Bisnis.com, JAKARTA — Asosiasi Pengusaha Indonesia (Apindo) mewanti-wanti bahwa perekonomian sedang tidak baik-baik saja, ditandai dengan penurunan daya beli masyarakat dan Purchase Managers' Index (PMI) Manufaktur yang terus alami kontraksi.
Analis Kebijakan Ekonomi Apindo Ajib Hamdani menjelaskan, penurunan daya beli dan PMI manufaktur yang terkontraksi terlihat dari deflasi yang terjadi selama lima bulan terakhir yaitu pada Mei—September 2024
Ajib pun mengkritisi pernyataan Presiden Joko Widodo (Jokowi) yang sebut fenomena deflasi tersebut perlu dikaji secara mendalam, juga pernyataan Menteri Keuangan Sri Mulyani yang sebut deflasi merupakan sinyal baik bagi perekonomian.
"Presiden cenderung berpendapat normatif, sedangkan Menteri Keuangan cenderung berpendapat yang debatable [dapat diperdebatkan]," ujar Ajib dalam keterangannya, Senin (7/10/2024).
Dia meyakini, deflasi tidak boleh dilihat dari satu sisi saja. Menurutnya, deflasi harus dilihat sisi demand (permintaan) dan sisi supply (penawaran) sekaligus sehingga bisa terlihat kesimpulan yang lebih komprehensif.
Dari sisi demand, indikator-indikator ekonomi menunjukkan bahwa daya beli masyarakat sedang menurun. Dia mencontohkan, data menunjukkan penurunan jumlah kelas menengah dan Ditjen Pajak juga merilis bahwa pajak kelas menengah terus mengalami penurunan, hanya sekitar 1% dari penerimaan pajak secara agregat.
Baca Juga
Sedangkan dari sisi supply, PMI menjadi gambaran kondisi bisnis di sektor produksi barang. PMI terus mengalami penurunan sejak April lalu, bahkan PMI terus mengalami kontraksi yaitu di bawah 50 sejak Juli.
"Daya beli masyarakat yang menjadi faktor konsumsi ini menjadi penopang signifikan pertumbuhan ekonomi, sehingga pemerintah harus cepat memberikan insentif tepat sasaran agar daya beli kembali terjaga," jelas Ajib.
Oleh sebab itu, dia merekomendasikan tiga prioritas kebijakan.
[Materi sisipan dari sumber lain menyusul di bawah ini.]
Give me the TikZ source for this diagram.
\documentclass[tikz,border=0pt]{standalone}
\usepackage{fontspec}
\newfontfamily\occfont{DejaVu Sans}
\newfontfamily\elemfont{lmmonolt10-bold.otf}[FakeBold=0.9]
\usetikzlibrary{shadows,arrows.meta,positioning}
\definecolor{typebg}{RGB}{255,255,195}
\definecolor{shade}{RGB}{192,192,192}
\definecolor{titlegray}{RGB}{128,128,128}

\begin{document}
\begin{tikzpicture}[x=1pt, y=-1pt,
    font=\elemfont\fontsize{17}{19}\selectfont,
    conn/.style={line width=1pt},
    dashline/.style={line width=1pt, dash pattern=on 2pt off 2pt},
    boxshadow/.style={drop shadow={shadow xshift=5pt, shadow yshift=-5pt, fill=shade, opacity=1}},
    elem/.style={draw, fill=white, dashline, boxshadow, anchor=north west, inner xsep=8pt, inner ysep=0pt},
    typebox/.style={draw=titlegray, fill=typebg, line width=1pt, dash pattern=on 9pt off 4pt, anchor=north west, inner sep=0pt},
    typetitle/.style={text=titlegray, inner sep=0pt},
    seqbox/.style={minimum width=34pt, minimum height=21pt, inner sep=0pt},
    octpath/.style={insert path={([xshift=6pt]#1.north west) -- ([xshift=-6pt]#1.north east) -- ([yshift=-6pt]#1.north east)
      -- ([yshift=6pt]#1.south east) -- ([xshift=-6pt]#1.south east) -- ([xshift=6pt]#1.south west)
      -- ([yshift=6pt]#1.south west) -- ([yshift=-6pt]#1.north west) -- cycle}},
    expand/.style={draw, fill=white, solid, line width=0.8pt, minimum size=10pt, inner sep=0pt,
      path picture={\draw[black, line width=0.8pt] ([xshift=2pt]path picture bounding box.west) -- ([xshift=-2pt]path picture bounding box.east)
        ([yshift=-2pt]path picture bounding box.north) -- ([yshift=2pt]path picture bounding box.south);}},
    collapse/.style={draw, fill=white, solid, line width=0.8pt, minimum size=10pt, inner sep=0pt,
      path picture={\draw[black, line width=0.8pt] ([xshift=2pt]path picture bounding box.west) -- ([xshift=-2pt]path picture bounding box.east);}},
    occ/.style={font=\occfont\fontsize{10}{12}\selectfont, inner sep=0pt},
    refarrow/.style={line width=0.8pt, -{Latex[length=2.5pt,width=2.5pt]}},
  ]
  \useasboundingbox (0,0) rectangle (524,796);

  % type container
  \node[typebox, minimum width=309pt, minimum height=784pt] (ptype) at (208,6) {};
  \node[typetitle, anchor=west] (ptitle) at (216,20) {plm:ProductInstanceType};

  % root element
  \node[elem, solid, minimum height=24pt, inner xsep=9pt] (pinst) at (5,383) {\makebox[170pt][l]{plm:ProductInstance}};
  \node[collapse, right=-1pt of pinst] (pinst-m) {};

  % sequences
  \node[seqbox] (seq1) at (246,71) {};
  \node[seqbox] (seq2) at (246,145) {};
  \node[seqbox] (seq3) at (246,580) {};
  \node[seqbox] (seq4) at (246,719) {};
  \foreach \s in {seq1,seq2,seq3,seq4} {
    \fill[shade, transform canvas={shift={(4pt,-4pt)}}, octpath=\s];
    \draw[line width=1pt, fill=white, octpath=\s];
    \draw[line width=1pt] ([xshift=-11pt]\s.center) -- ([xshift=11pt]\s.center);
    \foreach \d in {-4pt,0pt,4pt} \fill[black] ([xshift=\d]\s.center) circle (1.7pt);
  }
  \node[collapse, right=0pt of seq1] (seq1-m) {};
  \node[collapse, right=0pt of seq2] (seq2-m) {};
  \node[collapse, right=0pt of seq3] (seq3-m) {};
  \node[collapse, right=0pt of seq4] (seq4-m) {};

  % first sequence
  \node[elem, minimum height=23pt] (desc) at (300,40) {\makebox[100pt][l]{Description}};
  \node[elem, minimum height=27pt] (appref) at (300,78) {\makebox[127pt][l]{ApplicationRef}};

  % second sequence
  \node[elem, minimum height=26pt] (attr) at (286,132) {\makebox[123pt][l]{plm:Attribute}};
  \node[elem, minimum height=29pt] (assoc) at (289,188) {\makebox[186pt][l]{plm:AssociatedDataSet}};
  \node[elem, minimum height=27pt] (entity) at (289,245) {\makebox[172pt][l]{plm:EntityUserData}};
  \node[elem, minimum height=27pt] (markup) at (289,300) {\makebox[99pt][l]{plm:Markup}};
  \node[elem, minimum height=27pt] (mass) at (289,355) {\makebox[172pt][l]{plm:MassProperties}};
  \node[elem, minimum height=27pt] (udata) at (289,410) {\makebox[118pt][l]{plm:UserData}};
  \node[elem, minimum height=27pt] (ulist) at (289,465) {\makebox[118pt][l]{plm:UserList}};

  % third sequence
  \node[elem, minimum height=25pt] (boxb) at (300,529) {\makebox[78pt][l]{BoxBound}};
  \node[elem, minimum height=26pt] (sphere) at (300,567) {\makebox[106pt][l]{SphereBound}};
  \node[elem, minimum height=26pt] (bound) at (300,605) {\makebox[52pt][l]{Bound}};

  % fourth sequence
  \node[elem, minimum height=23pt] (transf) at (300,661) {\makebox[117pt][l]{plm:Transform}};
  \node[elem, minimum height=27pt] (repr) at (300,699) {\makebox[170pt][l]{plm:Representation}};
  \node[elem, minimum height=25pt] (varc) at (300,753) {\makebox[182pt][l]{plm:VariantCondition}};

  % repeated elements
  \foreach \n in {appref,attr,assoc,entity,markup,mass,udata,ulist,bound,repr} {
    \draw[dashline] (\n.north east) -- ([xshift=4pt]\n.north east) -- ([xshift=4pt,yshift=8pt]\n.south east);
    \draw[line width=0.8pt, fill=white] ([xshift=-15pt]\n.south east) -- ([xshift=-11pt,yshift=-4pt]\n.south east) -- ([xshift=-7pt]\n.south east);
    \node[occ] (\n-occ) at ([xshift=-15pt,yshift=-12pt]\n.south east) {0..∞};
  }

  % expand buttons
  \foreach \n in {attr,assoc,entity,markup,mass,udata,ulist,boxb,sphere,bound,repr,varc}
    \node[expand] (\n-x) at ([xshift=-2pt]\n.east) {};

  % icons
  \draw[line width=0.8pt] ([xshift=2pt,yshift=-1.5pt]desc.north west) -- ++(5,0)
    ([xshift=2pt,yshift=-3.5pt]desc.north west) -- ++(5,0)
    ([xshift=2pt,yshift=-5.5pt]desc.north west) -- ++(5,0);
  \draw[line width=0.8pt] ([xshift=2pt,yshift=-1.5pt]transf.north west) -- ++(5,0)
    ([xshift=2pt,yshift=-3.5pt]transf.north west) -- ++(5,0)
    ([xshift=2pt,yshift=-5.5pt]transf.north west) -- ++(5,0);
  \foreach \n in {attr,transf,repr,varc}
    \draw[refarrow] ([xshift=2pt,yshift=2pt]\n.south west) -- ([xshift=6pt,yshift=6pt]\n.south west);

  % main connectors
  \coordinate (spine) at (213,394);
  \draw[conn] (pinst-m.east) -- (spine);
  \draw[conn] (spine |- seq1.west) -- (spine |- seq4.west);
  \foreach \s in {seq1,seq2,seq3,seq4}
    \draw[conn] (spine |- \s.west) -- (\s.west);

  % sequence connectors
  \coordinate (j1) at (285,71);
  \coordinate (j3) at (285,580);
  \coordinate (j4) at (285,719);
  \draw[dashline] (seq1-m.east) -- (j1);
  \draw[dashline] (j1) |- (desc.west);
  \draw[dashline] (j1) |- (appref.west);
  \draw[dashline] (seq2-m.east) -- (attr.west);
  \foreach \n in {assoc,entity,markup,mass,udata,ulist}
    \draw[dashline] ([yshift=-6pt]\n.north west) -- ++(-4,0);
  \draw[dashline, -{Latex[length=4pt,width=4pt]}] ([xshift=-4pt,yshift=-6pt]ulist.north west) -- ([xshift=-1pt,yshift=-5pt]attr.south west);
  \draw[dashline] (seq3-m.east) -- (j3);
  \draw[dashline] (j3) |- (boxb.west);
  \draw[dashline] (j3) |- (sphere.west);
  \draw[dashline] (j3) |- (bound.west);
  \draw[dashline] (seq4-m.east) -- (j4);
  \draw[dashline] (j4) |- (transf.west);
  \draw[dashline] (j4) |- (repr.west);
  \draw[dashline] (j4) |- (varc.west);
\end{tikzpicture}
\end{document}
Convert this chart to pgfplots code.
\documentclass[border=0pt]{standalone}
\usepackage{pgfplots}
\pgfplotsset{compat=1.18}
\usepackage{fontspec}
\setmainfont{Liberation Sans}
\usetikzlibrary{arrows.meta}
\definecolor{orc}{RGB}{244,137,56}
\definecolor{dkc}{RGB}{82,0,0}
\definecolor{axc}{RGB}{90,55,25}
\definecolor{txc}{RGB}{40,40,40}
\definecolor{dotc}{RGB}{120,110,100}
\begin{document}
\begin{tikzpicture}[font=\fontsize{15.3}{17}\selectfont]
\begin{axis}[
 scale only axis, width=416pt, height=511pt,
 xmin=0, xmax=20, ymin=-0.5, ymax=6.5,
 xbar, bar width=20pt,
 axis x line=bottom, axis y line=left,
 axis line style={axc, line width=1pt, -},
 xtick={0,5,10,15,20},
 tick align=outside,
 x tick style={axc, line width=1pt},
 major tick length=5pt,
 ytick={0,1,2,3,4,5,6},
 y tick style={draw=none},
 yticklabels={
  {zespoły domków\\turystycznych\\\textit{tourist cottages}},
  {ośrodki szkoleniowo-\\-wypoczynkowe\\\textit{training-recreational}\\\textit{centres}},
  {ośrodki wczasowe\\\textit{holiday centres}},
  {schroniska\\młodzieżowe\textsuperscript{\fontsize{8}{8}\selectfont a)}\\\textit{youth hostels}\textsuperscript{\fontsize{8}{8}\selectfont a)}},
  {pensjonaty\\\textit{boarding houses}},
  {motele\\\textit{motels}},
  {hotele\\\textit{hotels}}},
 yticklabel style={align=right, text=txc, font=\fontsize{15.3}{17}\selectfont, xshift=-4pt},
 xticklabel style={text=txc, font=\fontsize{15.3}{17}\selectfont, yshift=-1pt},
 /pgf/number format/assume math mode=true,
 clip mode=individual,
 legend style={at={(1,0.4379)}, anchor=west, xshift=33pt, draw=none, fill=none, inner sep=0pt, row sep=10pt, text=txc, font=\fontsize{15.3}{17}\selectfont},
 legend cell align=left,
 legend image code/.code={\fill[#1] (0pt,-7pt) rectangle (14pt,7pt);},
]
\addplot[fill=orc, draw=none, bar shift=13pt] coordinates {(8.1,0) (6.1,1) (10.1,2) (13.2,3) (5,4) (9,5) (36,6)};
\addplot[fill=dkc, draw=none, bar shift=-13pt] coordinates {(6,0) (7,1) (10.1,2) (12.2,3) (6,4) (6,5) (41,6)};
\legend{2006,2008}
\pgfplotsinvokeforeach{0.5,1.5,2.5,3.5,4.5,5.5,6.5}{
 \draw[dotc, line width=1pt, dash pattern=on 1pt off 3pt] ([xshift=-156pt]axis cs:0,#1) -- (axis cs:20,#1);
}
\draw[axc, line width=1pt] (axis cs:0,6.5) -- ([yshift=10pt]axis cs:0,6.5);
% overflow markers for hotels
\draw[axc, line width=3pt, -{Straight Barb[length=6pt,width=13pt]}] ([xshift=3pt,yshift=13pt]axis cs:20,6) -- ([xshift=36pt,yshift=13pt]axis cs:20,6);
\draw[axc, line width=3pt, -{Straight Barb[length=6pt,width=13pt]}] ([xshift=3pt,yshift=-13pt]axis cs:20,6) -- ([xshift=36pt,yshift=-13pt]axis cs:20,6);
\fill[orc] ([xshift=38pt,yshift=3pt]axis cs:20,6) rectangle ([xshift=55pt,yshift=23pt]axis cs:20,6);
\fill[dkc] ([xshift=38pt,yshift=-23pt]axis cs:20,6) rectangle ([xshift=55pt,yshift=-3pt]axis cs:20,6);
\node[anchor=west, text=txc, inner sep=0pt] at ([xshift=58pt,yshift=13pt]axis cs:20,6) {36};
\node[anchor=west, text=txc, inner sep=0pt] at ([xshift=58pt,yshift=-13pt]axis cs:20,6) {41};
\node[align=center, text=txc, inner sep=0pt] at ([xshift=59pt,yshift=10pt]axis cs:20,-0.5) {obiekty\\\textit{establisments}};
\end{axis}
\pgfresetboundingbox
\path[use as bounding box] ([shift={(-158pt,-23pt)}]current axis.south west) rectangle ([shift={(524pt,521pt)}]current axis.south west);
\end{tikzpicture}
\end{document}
Pertama, kebijakan fiskal mengkaji ulang kenaikan tarif PPN menjadi 12% pada tanggal 1 Januari 2025 agar tak membebani masyarakat luas.
Kedua, kebijakan moneter dengan penurunan kembali tingkat suku bunga acuan. Menurut Ajib, dunia usaha berharap Bank Indonesia kembali menurun suku bunga acuan sebesar 35 basis poin pada kuartal IV/2024.
"Dengan tingkat suku bunga acuan di bawah 6%, potensi likuiditas akan lebih banyak mengalir di sistem perekonomian indonesia, dan daya beli masyarakat akan mengalami kenaikan ketika kemudian perbankan juga mengikuti dengan menurunkan suku bunga kreditnya," katanya.
Ketiga, kebijakan investasi yang padat karya sehingga dapat menyerap banyak tenaga kerja. Ajib menekankan, penyediaan lapangan kerja yang masif menjadi prasyarat agar pertumbuhan ekonomi bisa tumbuh signifikan di masa mendatang.
Dia menyimpulkan, pemerintah harus memanfaatkan momen Pilkada 2024 pada kuartal IV/2024 ini untuk mendongkrak daya beli secara umum. Menurutnya, perputaran uang selama Pilkada 2024 akan langsung mengalir di masyarakat dalam bentuk barang maupun uang.
"Secara umum, kondisi perekonomian tahun 2024 kuartal keempat menjadi momentum pertumbuhan ekonomi lebih agresif dengan momentum pilkada serentak ini sehingga target asumsi dasar ekonomi makro dalam APBN 2024 yang mematok target pertumbuhan ekonomi 5,2% secara agregat bisa tercapai," tutup Ajib.